Software testing is critical for verifying that systems meet specified requirements, yet remains among the most time-consuming and expensive activities in development. Requirements-based test generation allows test cases to be derived early from requirements artifacts, but generating them directly from natural language is challenging due to inherent ambiguity and imprecision. According to a systematic survey by Folorunsho, Orimoloye, Reza, and Hassan (arXiv, 2026), recent advances in AI, natural language processing (NLP), and large language models (LLMs) have made automating this pipeline increasingly feasible, while introducing new risks including hallucination, reduced traceability, and inconsistent evaluation.
The Research Approach
Following Kitchenham and Charters' systematic review guidelines, the researchers searched major scholarly databases spanning 2000–2025 and, after applying strict inclusion criteria, identified 21 primary studies. The literature was organized into three evolutionary eras, enabling a structured analysis of how techniques have progressed.
Three Eras of AI Test Generation
The survey maps the evolution across three eras:
- Early rule-based and template-driven approaches (pre-2010)
- Machine learning and statistical NLP methods (2010–2020)
- Deep learning and LLM-based generation (2020–2025)
Each era brings improvements in automation but also new challenges, particularly around hallucination and traceability in the LLM era.
Six Quality Dimensions: No Complete Solution
A central finding of the survey is that no existing approach simultaneously satisfies all six key quality dimensions identified by the authors.

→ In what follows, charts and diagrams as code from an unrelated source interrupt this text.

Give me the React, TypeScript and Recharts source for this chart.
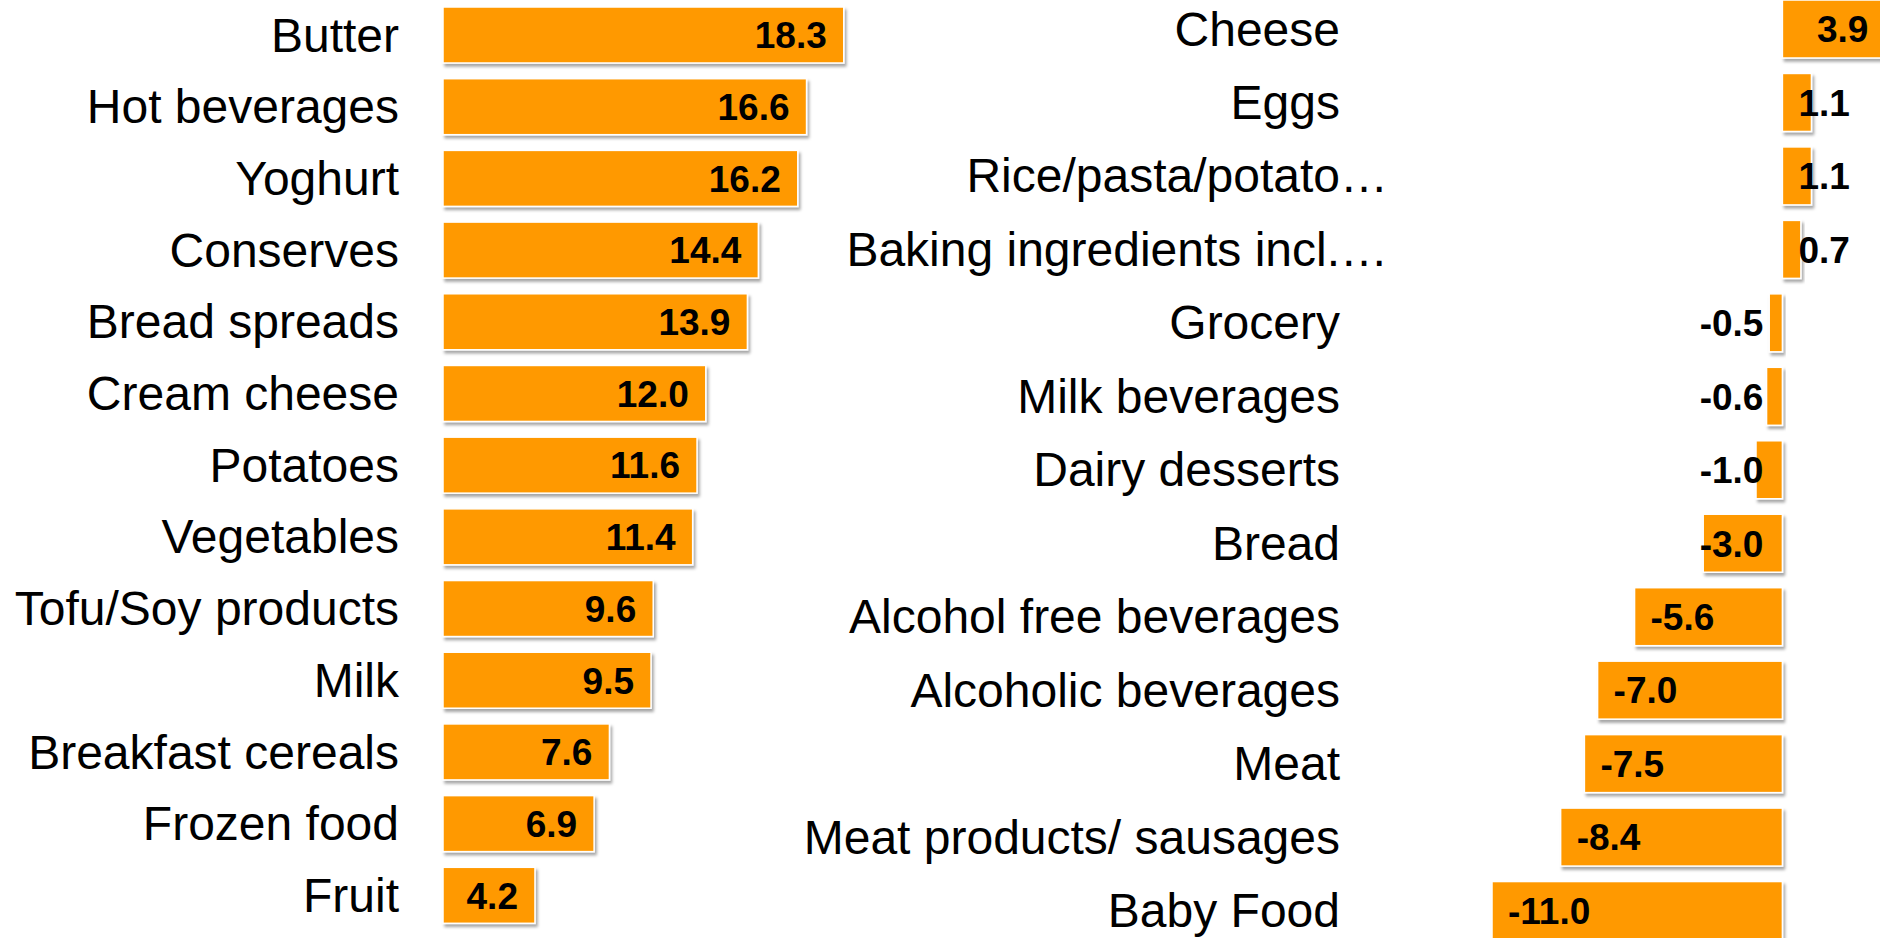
import React from "react";
import { BarChart, Bar, XAxis, YAxis, LabelList } from "recharts";

const leftCategories = [
  "Butter",
  "Hot beverages",
  "Yoghurt",
  "Conserves",
  "Bread spreads",
  "Cream cheese",
  "Potatoes",
  "Vegetables",
  "Tofu/Soy products",
  "Milk",
  "Breakfast cereals",
  "Frozen food",
  "Fruit",
];
const leftValues = [18.3, 16.6, 16.2, 14.4, 13.9, 12.0, 11.6, 11.4, 9.6, 9.5, 7.6, 6.9, 4.2];

const rightCategories = [
  "Cheese",
  "Eggs",
  "Rice/pasta/potato…",
  "Baking ingredients incl.…",
  "Grocery",
  "Milk beverages",
  "Dairy desserts",
  "Bread",
  "Alcohol free beverages",
  "Alcoholic beverages",
  "Meat",
  "Meat products/ sausages",
  "Baby Food",
];
const rightValues = [3.9, 1.1, 1.1, 0.7, -0.5, -0.6, -1.0, -3.0, -5.6, -7.0, -7.5, -8.4, -11.0];

const leftData = leftCategories.map((name, i) => ({ name, value: leftValues[i] }));
const rightData = rightCategories.map((name, i) => ({ name, value: rightValues[i] }));

const FONT = '"Liberation Sans", Arial, Helvetica, sans-serif';
const ORANGE = "#FF9900";
const CAT_SIZE = 48;
const VAL_SIZE = 37;

const charW: Record<string, number> = { "-": 0.333, ".": 0.278 };
const estWidth = (s: string) =>
  s.split("").reduce((a, c) => a + (charW[c] ?? 0.556), 0) * VAL_SIZE;

const CategoryTick = (props: any) => {
  const { x, y, payload } = props;
  const label = String(payload.value);
  const hasEllipsis = label.endsWith("…");
  const base = hasEllipsis ? label.slice(0, -1) : label;
  return (
    <g>
      <text x={x} y={y} dy="0.35em" textAnchor="end" fontFamily={FONT} fontSize={CAT_SIZE} fill="#000">
        {base}
      </text>
      {hasEllipsis && (
        <text x={x} y={y} dy="0.35em" textAnchor="start" fontFamily={FONT} fontSize={CAT_SIZE} fill="#000">
          …
        </text>
      )}
    </g>
  );
};

const ValueLabel = (props: any) => {
  const { x, y, width, height, value } = props;
  const v = Number(value);
  const text = v.toFixed(1);
  const left = Math.min(x, x + width);
  const right = Math.max(x, x + width);
  const cy = y + height / 2;
  const w = estWidth(text);
  if (v >= 0) {
    const tx = Math.max(right - 17, left + 16 + w);
    return (
      <text x={tx} y={cy} dy="0.36em" textAnchor="end" fontFamily={FONT} fontSize={VAL_SIZE} fontWeight="bold" fill="#000">
        {text}
      </text>
    );
  }
  const tx = Math.min(left + 16, right - 19 - w);
  return (
    <text x={tx} y={cy} dy="0.36em" textAnchor="start" fontFamily={FONT} fontSize={VAL_SIZE} fontWeight="bold" fill="#000">
      {text}
    </text>
  );
};

const BarShape = (props: any) => {
  const { x, y, width, height } = props;
  const rx = Math.min(x, x + width);
  const w = Math.abs(width);
  return (
    <rect
      x={rx}
      y={y}
      width={w}
      height={height}
      fill={ORANGE}
      stroke="#ffffff"
      strokeWidth={1.5}
      filter="url(#barShadow)"
    />
  );
};

const Defs = () => (
  <defs>
    <filter id="barShadow" x="-10%" y="-20%" width="130%" height="160%">
      <feDropShadow dx="2" dy="3" stdDeviation="1.6" floodColor="#000" floodOpacity="0.35" />
    </filter>
  </defs>
);

export default function App() {
  return (
    <div
      style={{
        position: "absolute",
        left: 0,
        top: 0,
        width: 1880,
        height: 938,
        overflow: "hidden",
        background: "#fff",
      }}
    >
      <div style={{ position: "absolute", left: 0, top: -1 }}>
        <BarChart
          width={881}
          height={932}
          data={leftData}
          layout="vertical"
          margin={{ top: 0, right: 0, bottom: 0, left: 0 }}
        >
          <Defs />
          <XAxis type="number" domain={[0, 20]} hide />
          <YAxis
            type="category"
            dataKey="name"
            width={443}
            axisLine={false}
            tickLine={false}
            tickSize={0}
            tickMargin={44}
            interval={0}
            tick={<CategoryTick />}
          />
          <Bar dataKey="value" barSize={56} isAnimationActive={false} shape={<BarShape />}>
            <LabelList dataKey="value" content={<ValueLabel />} />
          </Bar>
        </BarChart>
      </div>
      <div style={{ position: "absolute", left: 600, top: -8 }}>
        <BarChart
          width={1288}
          height={955}
          data={rightData}
          layout="vertical"
          margin={{ top: 0, right: 0, bottom: 0, left: 0 }}
        >
          <Defs />
          <XAxis type="number" domain={[-16, 4]} hide />
          <YAxis
            type="category"
            dataKey="name"
            width={760}
            axisLine={false}
            tickLine={false}
            tickSize={0}
            tickMargin={20}
            interval={0}
            tick={<CategoryTick />}
          />
          <Bar dataKey="value" barSize={58} isAnimationActive={false} shape={<BarShape />}>
            <LabelList dataKey="value" content={<ValueLabel />} />
          </Bar>
        </BarChart>
      </div>
    </div>
  );
}
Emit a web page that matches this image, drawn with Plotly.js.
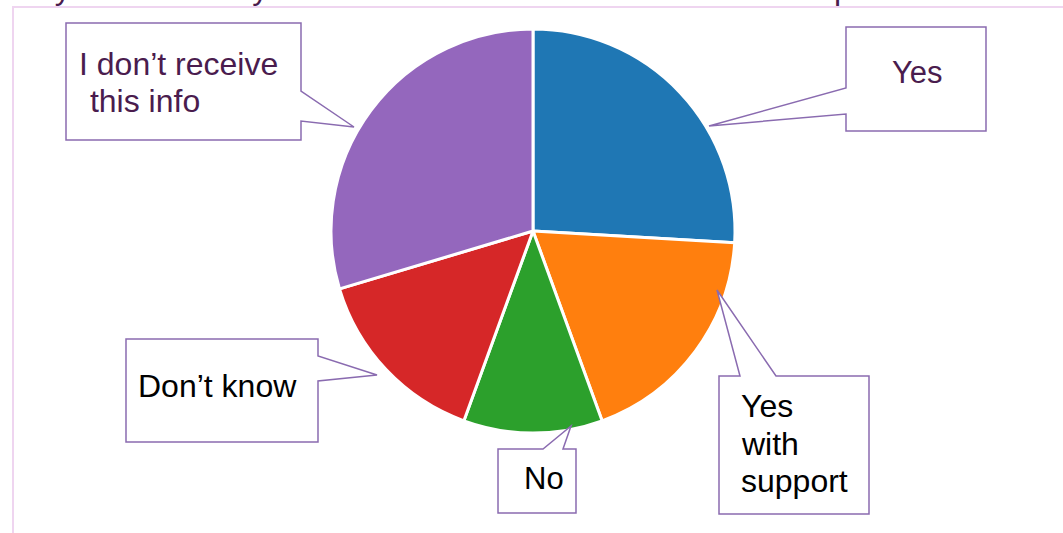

The dimensions and their coverage status are:
| Quality Dimension | Description | Status Across 21 Studies |
|---|---|---|
| Automation | Fully automated test generation from NL | Partially achieved by several LLM-based tools |
| Ambiguity handling | Resolving imprecision in natural language | Most studies lack robust ambiguity resolution |
| Domain applicability | Adaptability to different domains (e.g., finance, healthcare) | Limited; most techniques are domain-specific |
| Traceability | Linking generated tests back to original requirements | Weak in many works; a key research gap |
| Evaluation thoroughness | Rigorous metrics and benchmarks for test quality | Inconsistent metrics across studies |
| Hallucination control | Preventing LLMs from inventing unsupported behaviors | Rarely addressed; emerging concern |
As the survey states, "no existing approach simultaneously satisfies six key quality dimensions."
Actionable Research Guidelines
The survey contributes four actionable research guidelines aimed at closing the identified gaps:
- Hallucination: Develop methods to detect and mitigate hallucinations in generated test cases.
- Traceability: Ensure clear links between natural language requirements and each test case.
- Complexity sensitivity: Design techniques that scale with requirement complexity.
- Compliance: Align generated tests with regulatory standards and domain-specific constraints.
Implications for Enterprise Technology Leaders
For CTOs and technology procurement leaders, these findings highlight that while AI-driven test generation from natural language is promising, production-ready solutions are not yet available across all quality dimensions. Organizations investing in LLM-based testing tools should evaluate products against the six criteria, especially traceability and hallucination control, which directly affect reliability in regulated environments. The survey provides a framework for assessing vendor claims and setting realistic expectations for automation timelines.
The study is available as a preprint on arXiv (arXiv:2606.06563) and offers a comprehensive reference for researchers and practitioners navigating this rapidly evolving field.